What is expected:
Transcribe all of the material exactly. Any picture in it should be left out.

________________________________________

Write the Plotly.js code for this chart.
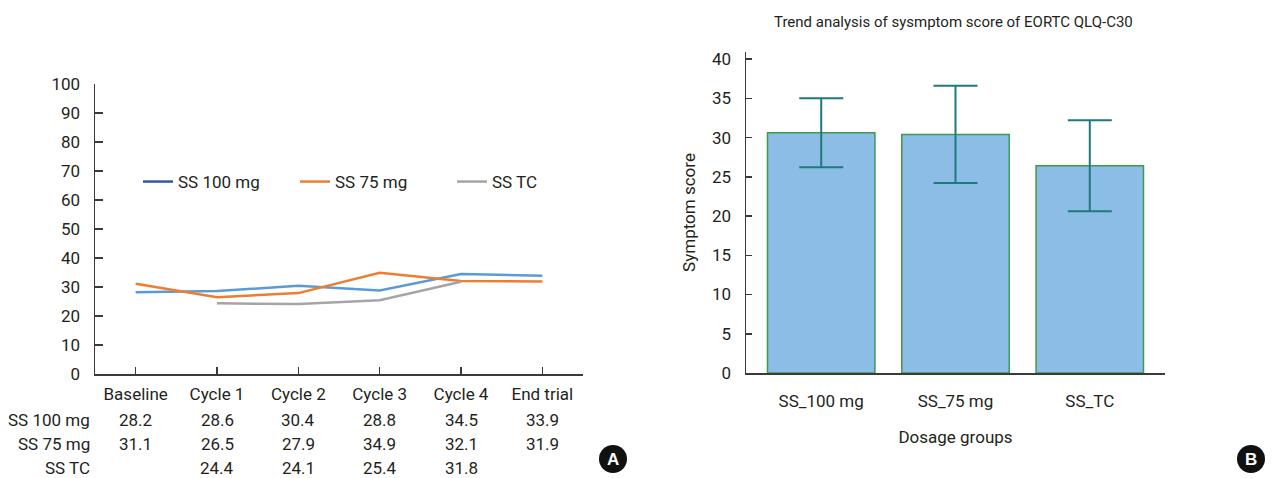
<!DOCTYPE html>
<html><head><meta charset="utf-8">
<script src="https://cdn.plot.ly/plotly-3.0.1.min.js"></script>
<style>html,body{margin:0;padding:0;background:#fff}#chart{width:1275px;height:478px}</style>
</head><body><div id="chart"></div>
<script>
// ---- Data: panel A ----
const timepoints = ["Baseline", "Cycle 1", "Cycle 2", "Cycle 3", "Cycle 4", "End trial"];
const ss100 = [28.2, 28.6, 30.4, 28.8, 34.5, 33.9];
const ss75  = [31.1, 26.5, 27.9, 34.9, 32.1, 31.9];
const sstc  = [null, 24.4, 24.1, 25.4, 31.8, null];
const seriesNames = ["SS 100 mg", "SS 75 mg", "SS TC"];
// ---- Data: panel B ----
const groups = ["SS_100 mg", "SS_75 mg", "SS_TC"];
const meanScore = [30.6, 30.4, 26.4];
const errScore = [4.4, 6.2, 5.8];

const W = 1275, H = 478;
const FONT = "'Roboto', 'Noto Sans', sans-serif";
const TXT = "#231f20";
const px = v => v / W, py = v => 1 - v / H;

const lineColors = ["#5b9bd5", "#ed7d31", "#a5a5a5"];
const legendColors = ["#2e5aa8", "#ed7d31", "#a5a5a5"];
const seriesData = [ss100, ss75, sstc];

const traces = [];
seriesData.forEach((d, i) => {
  traces.push({type: "scatter", mode: "lines", x: timepoints, y: d, xaxis: "x", yaxis: "y",
    line: {color: lineColors[i], width: 2.5}, showlegend: false, hoverinfo: "skip"});
});
seriesNames.forEach((n, i) => {
  traces.push({type: "scatter", mode: "lines", x: [null], y: [null], xaxis: "x", yaxis: "y",
    name: n, line: {color: legendColors[i], width: 2.5}, showlegend: true});
});
traces.push({type: "bar", x: groups, y: meanScore, xaxis: "x2", yaxis: "y2", width: 0.8,
  marker: {color: "#8bbde6", line: {color: "#3e9a4e", width: 1.5}},
  error_y: {type: "data", array: errScore, visible: true, color: "#20797a", thickness: 2, width: 22},
  showlegend: false});

const annotations = [];
const rowY = [420, 444, 468];
const rowLabels = seriesNames;
seriesData.forEach((d, r) => {
  annotations.push({xref: "paper", yref: "paper", x: px(92), y: py(rowY[r]), xanchor: "right", yanchor: "middle",
    text: rowLabels[r], showarrow: false, font: {family: FONT, size: 17, color: TXT}});
  d.forEach((v, i) => {
    if (v === null) return;
    annotations.push({xref: "x", yref: "paper", x: timepoints[i], y: py(rowY[r]), xanchor: "center", yanchor: "middle",
      text: v.toFixed(1), showarrow: false, font: {family: FONT, size: 17, color: TXT}});
  });
});
// Panel letters
[["A", 613], ["B", 1251]].forEach(([t, cx]) => {
  annotations.push({xref: "paper", yref: "paper", x: px(cx), y: py(459), xanchor: "center", yanchor: "middle",
    text: "<b>" + t + "</b>", showarrow: false, font: {family: "'Liberation Sans', Arial, sans-serif", size: 17, color: "#fff"}});
});
const shapes = [
  {type: "circle", xref: "paper", yref: "paper", x0: px(599), x1: px(627), y0: py(445), y1: py(473), fillcolor: "#111", line: {width: 0}},
  {type: "circle", xref: "paper", yref: "paper", x0: px(1237), x1: px(1265), y0: py(445), y1: py(473), fillcolor: "#111", line: {width: 0}}
];

const axisBase = {showgrid: false, zeroline: false, showline: true, linecolor: "#3a3a3a", linewidth: 1.5,
  tickcolor: "#3a3a3a", tickfont: {family: FONT, size: 17, color: TXT}, fixedrange: true};

const layout = {
  width: W, height: H, margin: {l: 0, r: 0, t: 0, b: 0}, paper_bgcolor: "#fff", plot_bgcolor: "rgba(0,0,0,0)",
  font: {family: FONT, color: TXT},
  xaxis: Object.assign({}, axisBase, {domain: [px(95), px(583)], range: [-0.5, 5.5], type: "category",
    ticks: "inside", ticklen: 7, tickwidth: 1.5, anchor: "y", ticklabelstandoff: 4}),
  yaxis: Object.assign({}, axisBase, {domain: [py(374), py(84)], range: [0, 100], dtick: 10,
    ticks: "inside", ticklen: 8, tickwidth: 1.5, anchor: "x", ticklabelstandoff: 10}),
  xaxis2: Object.assign({}, axisBase, {domain: [px(746), px(1165)], range: [-0.56, 2.56], type: "category",
    ticks: "", anchor: "y2", ticklabelstandoff: 12,
    title: {text: "Dosage groups", font: {family: FONT, size: 17, color: TXT}, standoff: 21}}),
  yaxis2: Object.assign({}, axisBase, {domain: [py(373), py(52)], range: [0, 40.9], dtick: 5,
    ticks: "inside", ticklen: 6, tickwidth: 1.5, anchor: "x2", ticklabelstandoff: 10,
    title: {text: "Symptom score", font: {family: FONT, size: 17, color: TXT}, standoff: 12}}),
  legend: {orientation: "h", x: px(138), y: py(182), xanchor: "left", yanchor: "middle", entrywidth: 112,
    font: {family: FONT, size: 17, color: TXT}, bgcolor: "rgba(0,0,0,0)", itemwidth: 30},
  annotations: annotations.concat([{xref: "paper", yref: "paper", x: px(953), y: py(22), xanchor: "center", yanchor: "middle",
    text: "Trend analysis of sysmptom score of EORTC QLQ-C30", showarrow: false, font: {family: FONT, size: 15, color: TXT}}]),
  shapes: shapes
};

Plotly.newPlot("chart", traces, layout, {displayModeBar: false, staticPlot: true});
</script></body></html>
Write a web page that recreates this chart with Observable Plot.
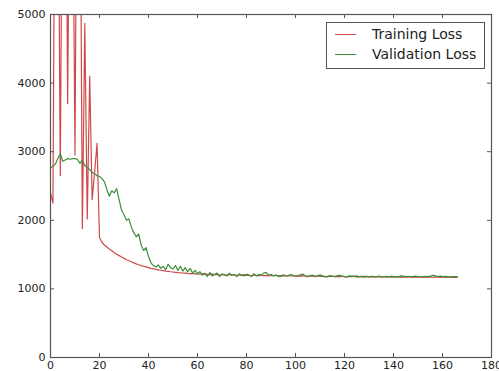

________________________________________

Solved exercise:
Write the Plotly.js code for this chart.
<!DOCTYPE html>
<html><head><meta charset="utf-8">
<script src="https://cdn.plot.ly/plotly-3.0.1.min.js"></script>
<style>html,body{margin:0;padding:0;background:#fff}#chart{width:1275px;height:478px}</style>
</head><body><div id="chart"></div>
<script>
// ---- Data: panel A ----
const timepoints = ["Baseline", "Cycle 1", "Cycle 2", "Cycle 3", "Cycle 4", "End trial"];
const ss100 = [28.2, 28.6, 30.4, 28.8, 34.5, 33.9];
const ss75  = [31.1, 26.5, 27.9, 34.9, 32.1, 31.9];
const sstc  = [null, 24.4, 24.1, 25.4, 31.8, null];
const seriesNames = ["SS 100 mg", "SS 75 mg", "SS TC"];
// ---- Data: panel B ----
const groups = ["SS_100 mg", "SS_75 mg", "SS_TC"];
const meanScore = [30.6, 30.4, 26.4];
const errScore = [4.4, 6.2, 5.8];

const W = 1275, H = 478;
const FONT = "'Roboto', 'Noto Sans', sans-serif";
const TXT = "#231f20";
const px = v => v / W, py = v => 1 - v / H;

const lineColors = ["#5b9bd5", "#ed7d31", "#a5a5a5"];
const legendColors = ["#2e5aa8", "#ed7d31", "#a5a5a5"];
const seriesData = [ss100, ss75, sstc];

const traces = [];
seriesData.forEach((d, i) => {
  traces.push({type: "scatter", mode: "lines", x: timepoints, y: d, xaxis: "x", yaxis: "y",
    line: {color: lineColors[i], width: 2.5}, showlegend: false, hoverinfo: "skip"});
});
seriesNames.forEach((n, i) => {
  traces.push({type: "scatter", mode: "lines", x: [null], y: [null], xaxis: "x", yaxis: "y",
    name: n, line: {color: legendColors[i], width: 2.5}, showlegend: true});
});
traces.push({type: "bar", x: groups, y: meanScore, xaxis: "x2", yaxis: "y2", width: 0.8,
  marker: {color: "#8bbde6", line: {color: "#3e9a4e", width: 1.5}},
  error_y: {type: "data", array: errScore, visible: true, color: "#20797a", thickness: 2, width: 22},
  showlegend: false});

const annotations = [];
const rowY = [420, 444, 468];
const rowLabels = seriesNames;
seriesData.forEach((d, r) => {
  annotations.push({xref: "paper", yref: "paper", x: px(92), y: py(rowY[r]), xanchor: "right", yanchor: "middle",
    text: rowLabels[r], showarrow: false, font: {family: FONT, size: 17, color: TXT}});
  d.forEach((v, i) => {
    if (v === null) return;
    annotations.push({xref: "x", yref: "paper", x: timepoints[i], y: py(rowY[r]), xanchor: "center", yanchor: "middle",
      text: v.toFixed(1), showarrow: false, font: {family: FONT, size: 17, color: TXT}});
  });
});
// Panel letters
[["A", 613], ["B", 1251]].forEach(([t, cx]) => {
  annotations.push({xref: "paper", yref: "paper", x: px(cx), y: py(459), xanchor: "center", yanchor: "middle",
    text: "<b>" + t + "</b>", showarrow: false, font: {family: "'Liberation Sans', Arial, sans-serif", size: 17, color: "#fff"}});
});
const shapes = [
  {type: "circle", xref: "paper", yref: "paper", x0: px(599), x1: px(627), y0: py(445), y1: py(473), fillcolor: "#111", line: {width: 0}},
  {type: "circle", xref: "paper", yref: "paper", x0: px(1237), x1: px(1265), y0: py(445), y1: py(473), fillcolor: "#111", line: {width: 0}}
];

const axisBase = {showgrid: false, zeroline: false, showline: true, linecolor: "#3a3a3a", linewidth: 1.5,
  tickcolor: "#3a3a3a", tickfont: {family: FONT, size: 17, color: TXT}, fixedrange: true};

const layout = {
  width: W, height: H, margin: {l: 0, r: 0, t: 0, b: 0}, paper_bgcolor: "#fff", plot_bgcolor: "rgba(0,0,0,0)",
  font: {family: FONT, color: TXT},
  xaxis: Object.assign({}, axisBase, {domain: [px(95), px(583)], range: [-0.5, 5.5], type: "category",
    ticks: "inside", ticklen: 7, tickwidth: 1.5, anchor: "y", ticklabelstandoff: 4}),
  yaxis: Object.assign({}, axisBase, {domain: [py(374), py(84)], range: [0, 100], dtick: 10,
    ticks: "inside", ticklen: 8, tickwidth: 1.5, anchor: "x", ticklabelstandoff: 10}),
  xaxis2: Object.assign({}, axisBase, {domain: [px(746), px(1165)], range: [-0.56, 2.56], type: "category",
    ticks: "", anchor: "y2", ticklabelstandoff: 12,
    title: {text: "Dosage groups", font: {family: FONT, size: 17, color: TXT}, standoff: 21}}),
  yaxis2: Object.assign({}, axisBase, {domain: [py(373), py(52)], range: [0, 40.9], dtick: 5,
    ticks: "inside", ticklen: 6, tickwidth: 1.5, anchor: "x2", ticklabelstandoff: 10,
    title: {text: "Symptom score", font: {family: FONT, size: 17, color: TXT}, standoff: 12}}),
  legend: {orientation: "h", x: px(138), y: py(182), xanchor: "left", yanchor: "middle", entrywidth: 112,
    font: {family: FONT, size: 17, color: TXT}, bgcolor: "rgba(0,0,0,0)", itemwidth: 30},
  annotations: annotations.concat([{xref: "paper", yref: "paper", x: px(953), y: py(22), xanchor: "center", yanchor: "middle",
    text: "Trend analysis of sysmptom score of EORTC QLQ-C30", showarrow: false, font: {family: FONT, size: 15, color: TXT}}]),
  shapes: shapes
};

Plotly.newPlot("chart", traces, layout, {displayModeBar: false, staticPlot: true});
</script></body></html>
Write a web page that recreates this chart with Observable Plot.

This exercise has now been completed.